What it Means to “Create Your Own Casino” and Thrive as an Active Trader:
One of the best analogies that applies to your edge and overall success as a trader is to create your own personal casino.
What this means is that you need to pinpoint opportunities with positive expected value (where the probabilities and risk-reward work out to produce overall profitability) – and keep taking advantage of the numbers being in your favor over-and-over again.
In a casino, they do this with their games. In American-style roulette, for example, a single number bet pays 35 to 1. But there are actually 38 potential numbers that can hit.
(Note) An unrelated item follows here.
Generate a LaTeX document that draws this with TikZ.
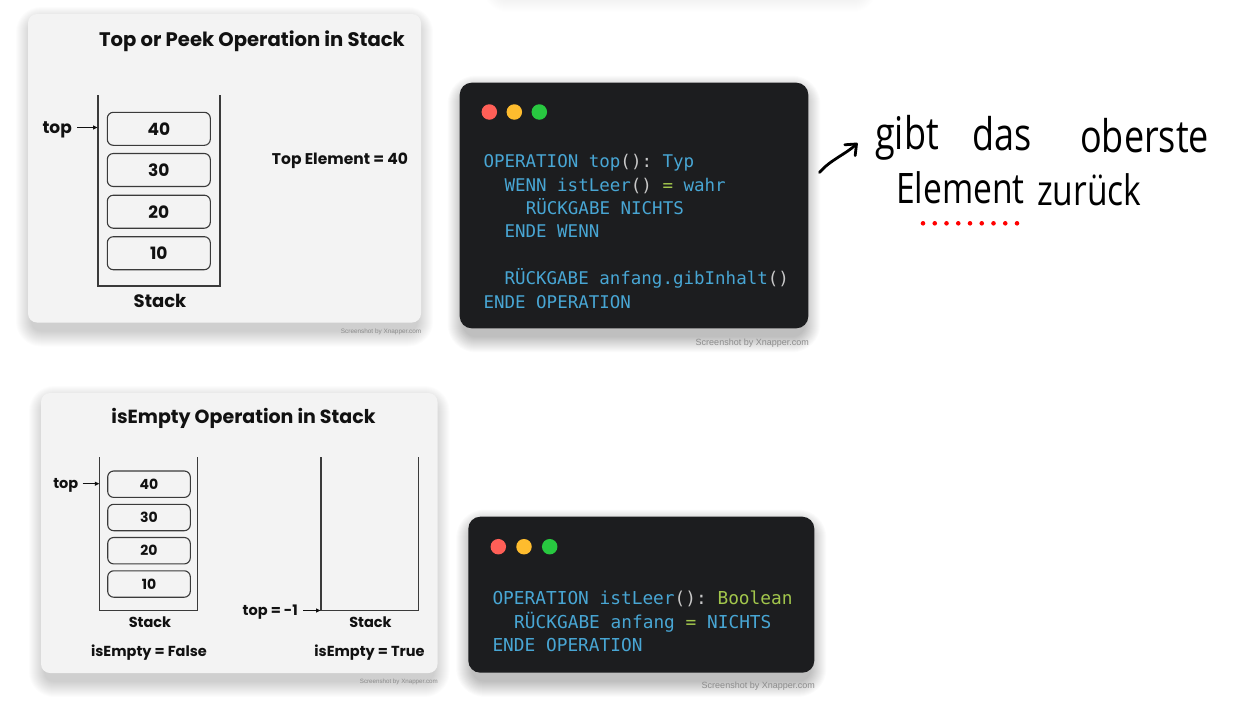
\documentclass[tikz,border=0pt]{standalone}
\usepackage{fontspec}
\setmainfont{Poppins}
\newfontfamily\codefont[WordSpace={1,0,0},PunctuationSpace=WordSpace]{DejaVu Sans Mono}
\newfontfamily\handfont[FakeStretch=0.8]{Open Sans}
\newfontfamily\smallfont{Liberation Sans}
\usetikzlibrary{arrows.meta}
\definecolor{cardbg}{HTML}{F3F3F3}
\definecolor{codebg}{HTML}{1C1D1F}
\definecolor{kw}{HTML}{48A6D4}
\definecolor{pn}{HTML}{C8C8C8}
\definecolor{grn}{HTML}{A2C64C}
\definecolor{dred}{HTML}{FF5F57}
\definecolor{dyel}{HTML}{FEBC2E}
\definecolor{dgrn}{HTML}{28C840}
\definecolor{ink}{HTML}{3A3A3A}
\definecolor{txt}{HTML}{111111}
\newcommand{\ckw}[1]{\textcolor{kw}{#1}}
\newcommand{\cpn}[1]{\textcolor{pn}{#1}}
\newcommand{\cgr}[1]{\textcolor{grn}{#1}}
% soft shadow: x1 y1 x2 y2 corner-radius opacity-per-layer
\newcommand{\softshadow}[6]{%
  \foreach \k [evaluate=\k as \r using #5+\k] in {1,...,16}{%
    \fill[black, opacity=#6, rounded corners=\r pt] (#1+4-\k,#2+9-\k) rectangle (#3-4+\k,#4+8+\k);
  }}
\begin{document}
\begin{tikzpicture}[x=1pt,y=-1pt,
  card/.style={fill=cardbg, rounded corners=9pt},
  codecard/.style={fill=codebg, rounded corners=12pt},
  lbl/.style={font=\bfseries\fontsize{#1}{#1}\selectfont, text=txt, inner sep=0pt},
  cell/.style={draw=ink, line width=1.1pt, rounded corners=6pt, inner sep=0pt, fill=cardbg, text=txt, font=\bfseries\fontsize{#1}{#1}\selectfont},
  wall/.style={draw=ink, line width=1.3pt},
  ptr/.style={draw=txt, line width=1pt, -{Triangle[length=4.5pt,width=4pt]}},
  code/.style={font=\codefont\frenchspacing\fontsize{#1}{#1}\selectfont, anchor=base west, inner sep=0pt},
  wdot/.style={circle, draw=none, minimum size=15.5pt, inner sep=0pt},
  hand/.style={font=\handfont\fontsize{#1}{#1}\selectfont, text=black, anchor=base west, inner sep=0pt},
  credit/.style={font=\smallfont\fontsize{#1}{#1}\selectfont, text=black!45, inner sep=0pt},
]
\useasboundingbox (0,0) rectangle (1255,715);
\fill[white] (0,0) rectangle (1255,715);
% faint shadow of an element above the page
\softshadow{495}{-60}{865}{-12}{8}{0.005}

% ================= Top-left card =================
\softshadow{28}{14}{421}{322.5}{9}{0.011}
\path[card] (28,14) rectangle (421,322.5);
\node[lbl=19.6, anchor=base] (t1) at (252,46) {Top or Peek Operation in Stack};
\draw[wall] (98,95) -- (98,286) -- (220,286) -- (220,95);
\node[cell=17, minimum width=103pt, minimum height=33pt] (a40) at (158.8,128.8) {40};
\node[cell=17, minimum width=103pt, minimum height=33pt] (a30) at (158.8,170) {30};
\node[cell=17, minimum width=103pt, minimum height=33pt] (a20) at (158.8,211.7) {20};
\node[cell=17, minimum width=103pt, minimum height=33pt] (a10) at (158.8,253.2) {10};
\node[lbl=17, anchor=base east] (atop) at (72,133) {top};
\coordinate (atopend) at (97.5,127.5);
\draw[ptr] ([xshift=5pt]atop.east |- atopend) -- (atopend);
\node[lbl=18, anchor=base] (astack) at (160,307.5) {Stack};
\node[lbl=15.5, anchor=base] (atopel) at (340,164) {Top Element = 40};
\node[credit=6.4, anchor=east] (cr1) at (421.5,331.7) {Screenshot by Xnapper.com};

% ================= Top code card =================
\softshadow{459.7}{82.7}{808.3}{328.3}{12}{0.014}
\path[codecard] (459.7,82.7) rectangle (808.3,328.3);
\node[wdot, fill=dred] (d1r) at (489.3,112) {};
\node[wdot, fill=dyel] (d1y) at (514.3,112) {};
\node[wdot, fill=dgrn] (d1g) at (539.3,112) {};
\node[code=17.5] (k1) at (483.3,167.5) {\ckw{OPERATION top}\cpn{():} \ckw{Typ}};
\node[code=17.5] (k2) at (504.3,191) {\ckw{WENN istLeer}\cpn{()} \cgr{=} \ckw{wahr}};
\node[code=17.5] (k3) at (525.6,214.4) {\ckw{RÜCKGABE NICHTS}};
\node[code=17.5] (k4) at (504.3,237.8) {\ckw{ENDE WENN}};
\node[code=17.5] (k6) at (504.3,284.6) {\ckw{RÜCKGABE anfang.gibInhalt}\cpn{()}};
\node[code=17.5] (k7) at (483.3,308) {\ckw{ENDE OPERATION}};
\node[credit=9, anchor=east] (cr2) at (809,342.7) {Screenshot by Xnapper.com};

% ================= Handwritten note =================
\coordinate (hwA) at (819.5,172.5);
\coordinate (hwB) at (857.5,143);
\draw[line width=2.8pt, line cap=round, line join=round, -{Straight Barb[length=9pt,width=15pt,round]}] (hwA) .. controls (830,160) and (846,154) .. (hwB);
\node[hand=45] (hw1) at (875,149) {gibt};
\node[hand=45] (hw2) at (972,150) {das};
\node[hand=45] (hw3) at (1080,152) {oberste};
\node[hand=42] (hw4) at (896,203) {Element};
\node[hand=42] (hw5) at (1037,205) {zurück};
\foreach \i in {0,...,8} \fill[red] (923+\i*11.75,223.3) circle (2.3pt);

% ================= Bottom-left card =================
\softshadow{41}{393}{437.5}{673}{9}{0.011}
\path[card] (41,393) rectangle (437.5,673);
\node[lbl=19, anchor=base] (t2) at (243.5,423) {isEmpty Operation in Stack};
\draw[wall] (99.7,457) -- (99.7,610.7) -- (197.7,610.7) -- (197.7,457);
\node[cell=14, minimum width=82.6pt, minimum height=26.4pt] (b40) at (149,484.2) {40};
\node[cell=14, minimum width=82.6pt, minimum height=26.4pt] (b30) at (149,517.5) {30};
\node[cell=14, minimum width=82.6pt, minimum height=26.4pt] (b20) at (149,550.7) {20};
\node[cell=14, minimum width=82.6pt, minimum height=26.4pt] (b10) at (149,584) {10};
\node[lbl=14.5, anchor=base east] (btop) at (78.5,488.5) {top};
\coordinate (btopend) at (99.3,483.7);
\draw[ptr] ([xshift=4pt]btop.east |- btopend) -- (btopend);
\node[lbl=14.5, anchor=base] (bstack) at (150,627.7) {Stack};
\node[lbl=14.5, anchor=base] (bfalse) at (149,656) {isEmpty = False};
\draw[wall] (321,457) -- (321,610.7) -- (418.7,610.7) -- (418.7,457);
\node[lbl=14.5, anchor=base east] (ctop) at (298,615) {top = -1};
\coordinate (ctopend) at (320.5,610.5);
\draw[ptr] ([xshift=5pt]ctop.east |- ctopend) -- (ctopend);
\node[lbl=14.5, anchor=base] (cstack) at (370.5,627.7) {Stack};
\node[lbl=14.5, anchor=base] (ctrue) at (369.5,656) {isEmpty = True};
\node[credit=6.2, anchor=east] (cr3) at (438,681.7) {Screenshot by Xnapper.com};

% ================= Bottom code card =================
\softshadow{468.3}{516.7}{814.3}{672.7}{12}{0.014}
\path[codecard] (468.3,516.7) rectangle (814.3,672.7);
\node[wdot, fill=dred] (d2r) at (498.3,546.7) {};
\node[wdot, fill=dyel] (d2y) at (524,546.7) {};
\node[wdot, fill=dgrn] (d2g) at (549.7,546.7) {};
\node[code=17.8] (m1) at (492.3,604) {\ckw{OPERATION istLeer}\cpn{():} \cgr{Boolean}};
\node[code=17.8] (m2) at (514,628.3) {\ckw{RÜCKGABE anfang} \cgr{=} \ckw{NICHTS}};
\node[code=17.8] (m3) at (492.3,651.7) {\ckw{ENDE OPERATION}};
\node[credit=9, anchor=east] (cr4) at (815,686) {Screenshot by Xnapper.com};
\end{tikzpicture}
\end{document}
This difference is the house edge – which allows the casino to win in the long-run.
Of course there will be individual rolls, hours, and maybe even days when the casino loses money from their roulette tables. But over the course of weeks, months, years and thousands upon thousands of rolls – a highly profitable result is virtually guaranteed.
In trading, the “games” are your specific patterns/setups/strategies/systems. And assuming that your systems actually have positive expectancy and that you appropriately manage risk, the end result shouldn’t be in doubt – you’ll be profitable long-term.
So to create the “games” you choose to play, you have to backtest, track trades, analyze them, and figure out the common criteria that “stacks the deck” in your favor. Certain patterns/setups/strategies work much better in specific conditions/contexts.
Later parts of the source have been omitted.